Record set —
====================

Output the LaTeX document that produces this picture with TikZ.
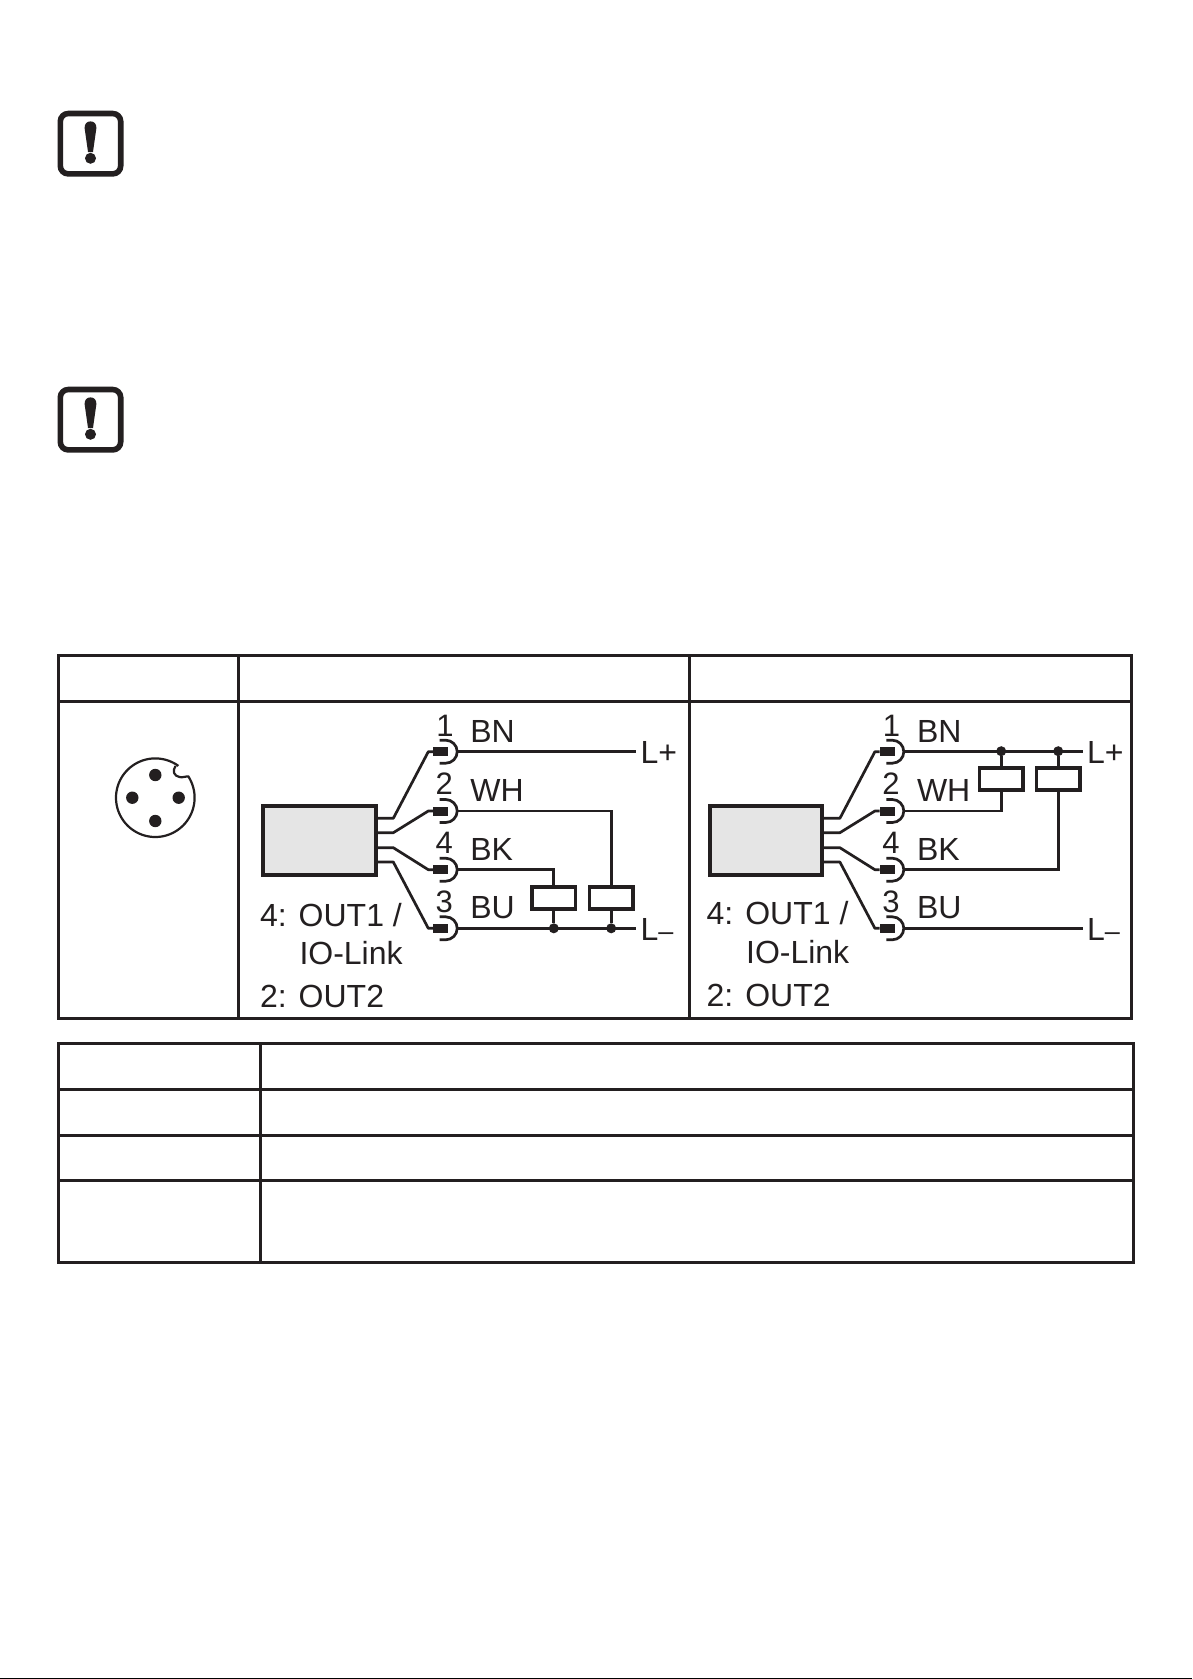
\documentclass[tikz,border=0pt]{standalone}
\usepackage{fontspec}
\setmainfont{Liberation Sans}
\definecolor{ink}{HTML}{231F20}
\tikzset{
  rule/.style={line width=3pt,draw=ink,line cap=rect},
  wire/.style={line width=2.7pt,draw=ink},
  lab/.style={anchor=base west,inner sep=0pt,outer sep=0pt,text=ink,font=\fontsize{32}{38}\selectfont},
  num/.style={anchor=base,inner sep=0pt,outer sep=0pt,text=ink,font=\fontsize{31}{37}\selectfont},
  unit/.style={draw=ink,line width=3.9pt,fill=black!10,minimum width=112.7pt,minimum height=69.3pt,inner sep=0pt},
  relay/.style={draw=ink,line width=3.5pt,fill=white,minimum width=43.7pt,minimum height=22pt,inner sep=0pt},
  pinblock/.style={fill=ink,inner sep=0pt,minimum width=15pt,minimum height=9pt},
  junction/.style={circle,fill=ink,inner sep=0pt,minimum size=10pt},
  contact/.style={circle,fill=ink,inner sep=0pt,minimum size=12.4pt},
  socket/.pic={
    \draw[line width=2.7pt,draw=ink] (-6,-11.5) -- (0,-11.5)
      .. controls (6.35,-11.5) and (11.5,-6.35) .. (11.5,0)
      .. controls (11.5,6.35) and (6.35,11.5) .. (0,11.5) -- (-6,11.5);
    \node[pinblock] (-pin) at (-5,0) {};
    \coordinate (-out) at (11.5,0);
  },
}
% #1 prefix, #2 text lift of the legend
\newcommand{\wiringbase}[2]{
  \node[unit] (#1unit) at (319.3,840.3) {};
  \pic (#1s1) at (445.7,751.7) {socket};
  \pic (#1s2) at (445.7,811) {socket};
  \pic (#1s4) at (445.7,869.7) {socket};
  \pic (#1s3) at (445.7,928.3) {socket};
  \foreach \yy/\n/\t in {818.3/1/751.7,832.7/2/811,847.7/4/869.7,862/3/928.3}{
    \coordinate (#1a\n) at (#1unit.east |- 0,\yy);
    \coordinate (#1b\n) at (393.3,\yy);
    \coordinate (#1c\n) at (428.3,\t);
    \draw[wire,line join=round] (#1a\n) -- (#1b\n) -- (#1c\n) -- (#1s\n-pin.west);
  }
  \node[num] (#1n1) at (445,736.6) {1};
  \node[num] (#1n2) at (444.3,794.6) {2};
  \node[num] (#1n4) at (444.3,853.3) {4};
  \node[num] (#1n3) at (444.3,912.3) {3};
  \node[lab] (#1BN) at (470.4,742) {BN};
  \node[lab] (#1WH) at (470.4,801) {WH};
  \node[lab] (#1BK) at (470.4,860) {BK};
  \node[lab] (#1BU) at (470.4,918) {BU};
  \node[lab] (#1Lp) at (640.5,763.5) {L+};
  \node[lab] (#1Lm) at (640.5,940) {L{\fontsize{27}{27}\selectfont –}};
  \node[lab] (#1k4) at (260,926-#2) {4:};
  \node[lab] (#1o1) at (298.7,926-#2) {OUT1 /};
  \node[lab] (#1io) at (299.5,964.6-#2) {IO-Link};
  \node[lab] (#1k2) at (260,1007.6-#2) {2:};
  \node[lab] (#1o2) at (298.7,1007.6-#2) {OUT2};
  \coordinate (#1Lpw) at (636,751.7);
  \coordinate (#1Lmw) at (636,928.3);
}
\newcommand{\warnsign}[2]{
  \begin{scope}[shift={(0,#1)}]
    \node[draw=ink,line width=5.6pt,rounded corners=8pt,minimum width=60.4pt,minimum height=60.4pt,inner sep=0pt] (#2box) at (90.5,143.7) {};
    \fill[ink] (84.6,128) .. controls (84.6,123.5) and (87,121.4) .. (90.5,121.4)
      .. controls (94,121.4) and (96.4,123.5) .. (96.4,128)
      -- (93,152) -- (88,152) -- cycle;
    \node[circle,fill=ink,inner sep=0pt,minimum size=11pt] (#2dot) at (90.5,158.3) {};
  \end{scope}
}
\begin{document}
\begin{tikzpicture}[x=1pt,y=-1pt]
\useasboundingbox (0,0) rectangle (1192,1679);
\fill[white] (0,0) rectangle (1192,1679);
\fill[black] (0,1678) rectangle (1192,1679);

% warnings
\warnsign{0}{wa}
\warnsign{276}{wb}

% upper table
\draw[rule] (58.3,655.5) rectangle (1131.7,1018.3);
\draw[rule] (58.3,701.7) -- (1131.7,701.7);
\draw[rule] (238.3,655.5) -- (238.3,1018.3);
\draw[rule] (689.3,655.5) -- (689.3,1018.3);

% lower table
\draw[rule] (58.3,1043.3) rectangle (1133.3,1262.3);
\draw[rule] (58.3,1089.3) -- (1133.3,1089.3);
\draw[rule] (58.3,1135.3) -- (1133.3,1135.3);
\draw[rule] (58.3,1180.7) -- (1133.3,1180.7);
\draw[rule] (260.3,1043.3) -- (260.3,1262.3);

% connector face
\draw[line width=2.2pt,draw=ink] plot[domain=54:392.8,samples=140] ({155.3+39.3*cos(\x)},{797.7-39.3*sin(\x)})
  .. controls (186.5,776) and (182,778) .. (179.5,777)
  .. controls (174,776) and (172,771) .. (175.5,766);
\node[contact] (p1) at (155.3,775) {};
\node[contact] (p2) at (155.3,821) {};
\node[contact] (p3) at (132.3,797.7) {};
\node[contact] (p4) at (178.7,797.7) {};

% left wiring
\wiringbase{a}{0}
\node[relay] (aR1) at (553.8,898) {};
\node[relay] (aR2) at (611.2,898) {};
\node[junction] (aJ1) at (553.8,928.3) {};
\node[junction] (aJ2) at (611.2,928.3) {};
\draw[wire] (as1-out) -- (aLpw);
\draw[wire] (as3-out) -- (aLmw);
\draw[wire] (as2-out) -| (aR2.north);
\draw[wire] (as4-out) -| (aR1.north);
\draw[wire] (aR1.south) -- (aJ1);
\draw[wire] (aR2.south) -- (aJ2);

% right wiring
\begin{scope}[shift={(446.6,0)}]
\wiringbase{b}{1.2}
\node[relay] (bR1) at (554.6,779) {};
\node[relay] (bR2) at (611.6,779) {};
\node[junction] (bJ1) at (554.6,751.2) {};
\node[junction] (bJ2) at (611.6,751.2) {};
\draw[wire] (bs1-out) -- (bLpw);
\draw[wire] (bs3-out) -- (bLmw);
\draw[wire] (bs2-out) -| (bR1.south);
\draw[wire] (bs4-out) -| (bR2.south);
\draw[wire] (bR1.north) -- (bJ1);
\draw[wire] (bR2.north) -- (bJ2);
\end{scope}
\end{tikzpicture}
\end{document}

====================

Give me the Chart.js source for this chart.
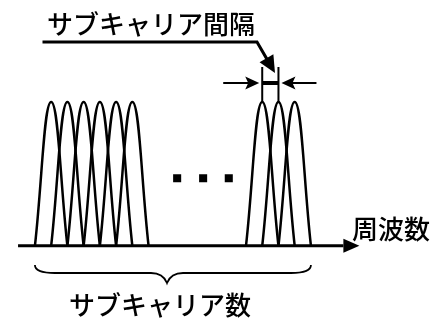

====================

Given exercise —
Search the data above for the string "this" and return every line that has it.

Solved problem —
Output the LaTeX document that produces this picture with TikZ.
Give me the Chart.js source for this chart.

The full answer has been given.